New Orleans or Dixieland jazz bands occasionally use tuba, sousaphone, or bass saxophone in place of the double bass that was common in 1920s-era jazz bands. This tradition developed from the origins of New Orleans music in marching bands, which used instruments that could be carried on harnesses or with straps. Marching bands use a mixture of brass, woodwind, and percussion instruments, because all of these instruments can be played while marching.

== Other variants ==

Not all rhythm sections follow the standard model of drummer-bassist-chordal instrument. Some bands have no drummer. In bands without a drummer, one or more instruments from the rhythm section often play in styles that replace the drum kit role—that is laying down the beat and backbeat. Traditional bluegrass bands typically do not have a drummer. In bluegrass bands, the timekeeping role is shared between several instruments: the upright bass generally plays the on-beats while the mandolin plays chop chords on the off-beats, with the banjo also keeping a steady eighth note rhythm.

This distributed nature allows for rhythmic continuity while players take turns highlighting the melody. In funk-oriented groups that do not have a drummer, the electric bass player may take over some of the drummer's role by using slap bass. With slap bass, the bassist slaps the low strings to create a strong "thump" (similar to the bass drum's role) and "snaps" or "pops" the high strings to create a percussive effect (the latter takes over some of the role played by the hi-hat cymbals). In some bands, there may be no bass player—the basslines may be played by the piano player, synth player, or guitarist. Using a guitar player to provide basslines is particularly effective if a guitar player has a seven-string guitar with a low "B" string.

Some jazz duos consist of a singer accompanied by a single piano player.

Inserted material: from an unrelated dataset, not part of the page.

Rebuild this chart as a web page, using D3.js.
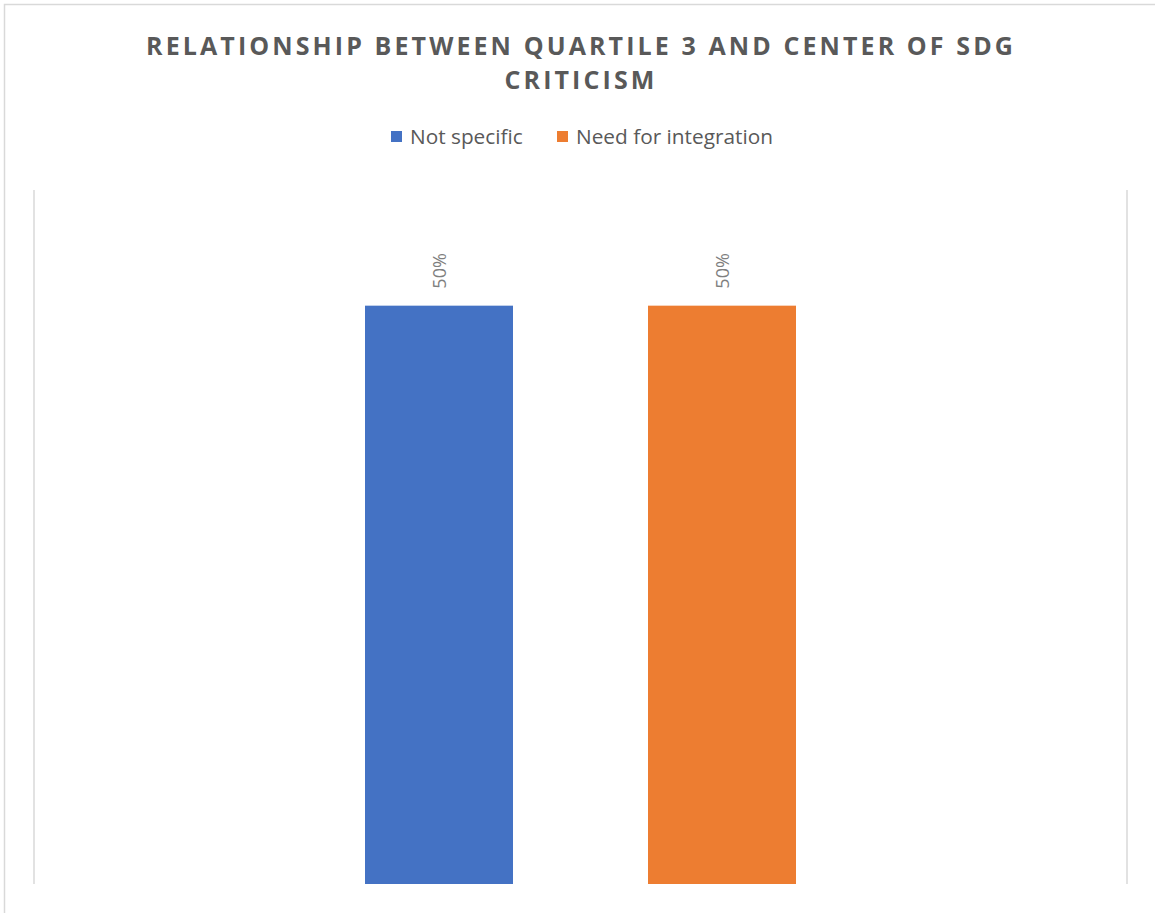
<!DOCTYPE html>
<html>
<head>
<meta charset="utf-8">
<script src="https://cdn.jsdelivr.net/npm/d3@7"></script>
<style>
  html, body { margin: 0; padding: 0; background: #fff; }
  svg { display: block; }
</style>
</head>
<body>
<svg id="chart" width="1155" height="913"></svg>
<script>
const titleLines = ["RELATIONSHIP BETWEEN QUARTILE 3 AND CENTER OF SDG", "CRITICISM"];
const categories = ["Q3"];
const seriesNames = ["Not specific", "Need for integration"];
const seriesColors = ["#4472C4", "#ED7D31"];
const seriesValues = [0.5, 0.5];
const yDomain = [0, 0.6];

const svg = d3.select("#chart");
const W = 1155, H = 913;
const font = "'Open Sans', 'Noto Sans', sans-serif";

// chart frame
svg.append("rect").attr("x", 4.5).attr("y", 4.5).attr("width", W + 10).attr("height", H + 10)
  .attr("fill", "#fff").attr("stroke", "#d9d9d9").attr("stroke-width", 1.5);

const plot = { left: 34, right: 1127, top: 190, bottom: 884 };

// title
svg.append("text")
  .attr("x", 580).attr("text-anchor", "middle")
  .attr("font-family", font).attr("font-weight", 700).attr("font-size", 25)
  .attr("letter-spacing", 3.1).attr("fill", "#595959")
  .selectAll("tspan").data(titleLines).join("tspan")
  .attr("x", 581).attr("y", (d, i) => 55 + i * 34).text(d => d);

// legend
const legendItems = [
  { name: seriesNames[0], color: seriesColors[0], x: 391 },
  { name: seriesNames[1], color: seriesColors[1], x: 557 }
];
const lg = svg.append("g");
legendItems.forEach(it => {
  lg.append("rect").attr("x", it.x).attr("y", 131).attr("width", 11).attr("height", 11).attr("fill", it.color);
  lg.append("text").attr("x", it.x + 19).attr("y", 144)
    .attr("font-family", font).attr("font-size", 20.8).attr("fill", "#595959").text(it.name);
});

// scales
const x0 = d3.scaleBand().domain(categories).range([plot.left, plot.right]).paddingInner(0).paddingOuter(0);
const x1 = d3.scaleBand().domain(seriesNames).range([365 - plot.left, 796 - plot.left])
  .paddingInner(135 / 283).paddingOuter(0);
const y = d3.scaleLinear().domain(yDomain).range([plot.bottom, plot.top]);

// vertical category gridlines at plot edges
svg.append("g").selectAll("line").data([plot.left, plot.right]).join("line")
  .attr("x1", d => d).attr("x2", d => d).attr("y1", plot.top).attr("y2", plot.bottom)
  .attr("stroke", "#d9d9d9").attr("stroke-width", 1.5);

// bars
const g = svg.append("g");
categories.forEach(cat => {
  seriesNames.forEach((s, i) => {
    const bx = x0(cat) + x1(s);
    g.append("rect")
      .attr("x", bx).attr("y", y(seriesValues[i]))
      .attr("width", x1.bandwidth()).attr("height", y(0) - y(seriesValues[i]))
      .attr("fill", seriesColors[i]);
    const cx = bx + x1.bandwidth() / 2;
    const ly = y(seriesValues[i]) - 17;
    g.append("text")
      .attr("transform", `translate(${cx + 7},${ly}) rotate(-90)`)
      .attr("font-family", font).attr("font-size", 18).attr("fill", "#7f7f7f")
      .text(d3.format(".0%")(seriesValues[i]));
  });
});
</script>
</body>
</html>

In these duos, the jazz piano player has a challenging task; they have to provide all of the rhythmic and harmonic foundation that would normally be provided by a full rhythm section. A jazz pianist accompanying a singer in a duo needs to play a deep bassline, chords, and fill-in melody lines while the singer is performing. The pianist often improvises an instrumental solo in between vocal melodies.

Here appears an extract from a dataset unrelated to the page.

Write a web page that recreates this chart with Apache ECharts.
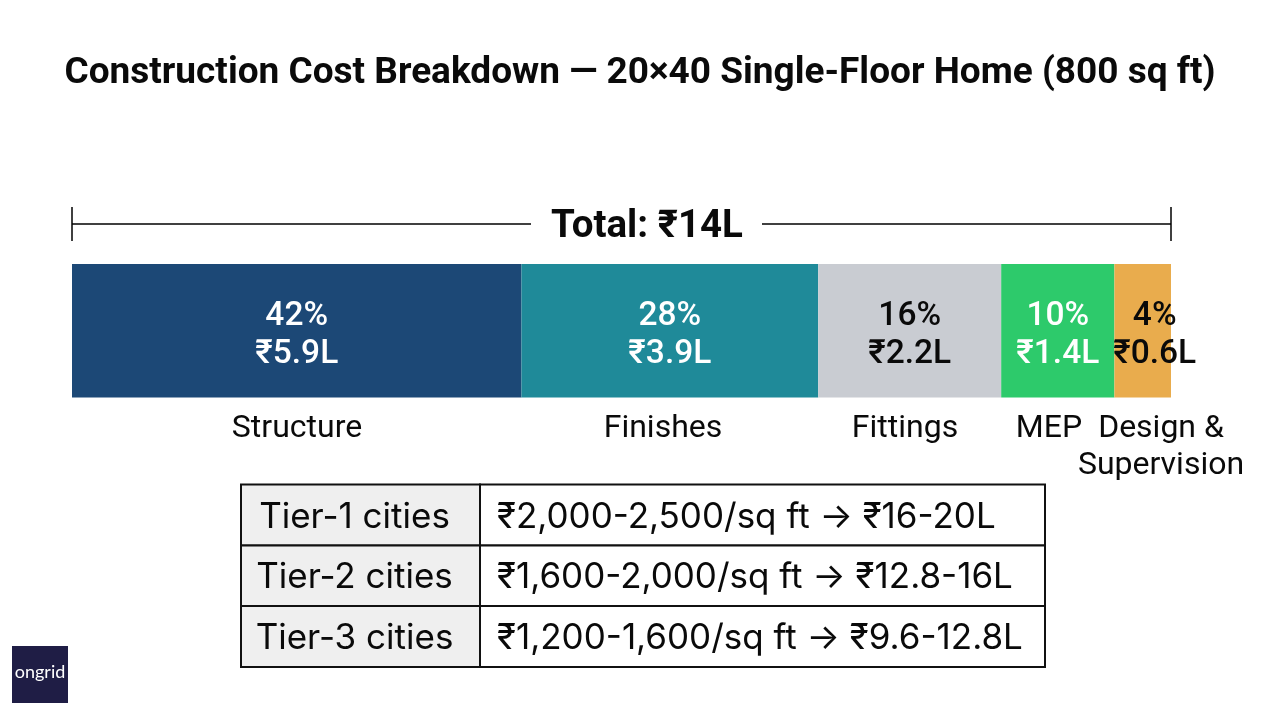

Rarely, a jazz vocalist may perform in a duo with a double bass player. In this duo setting, the bass player may have to use less commonly used bass techniques to fill out the sound, such as occasionally playing two- or three-note double stops (to recreate the chord-playing role normally filled by a guitar or piano) or using percussive slaps on the fingerboard (to recreate some of the percussive elements provided by a drummer). The Canadian bassist Michel Donato has performed in a duo with singer Karen Young, and the pair released several albums in the 1980s and 1990s.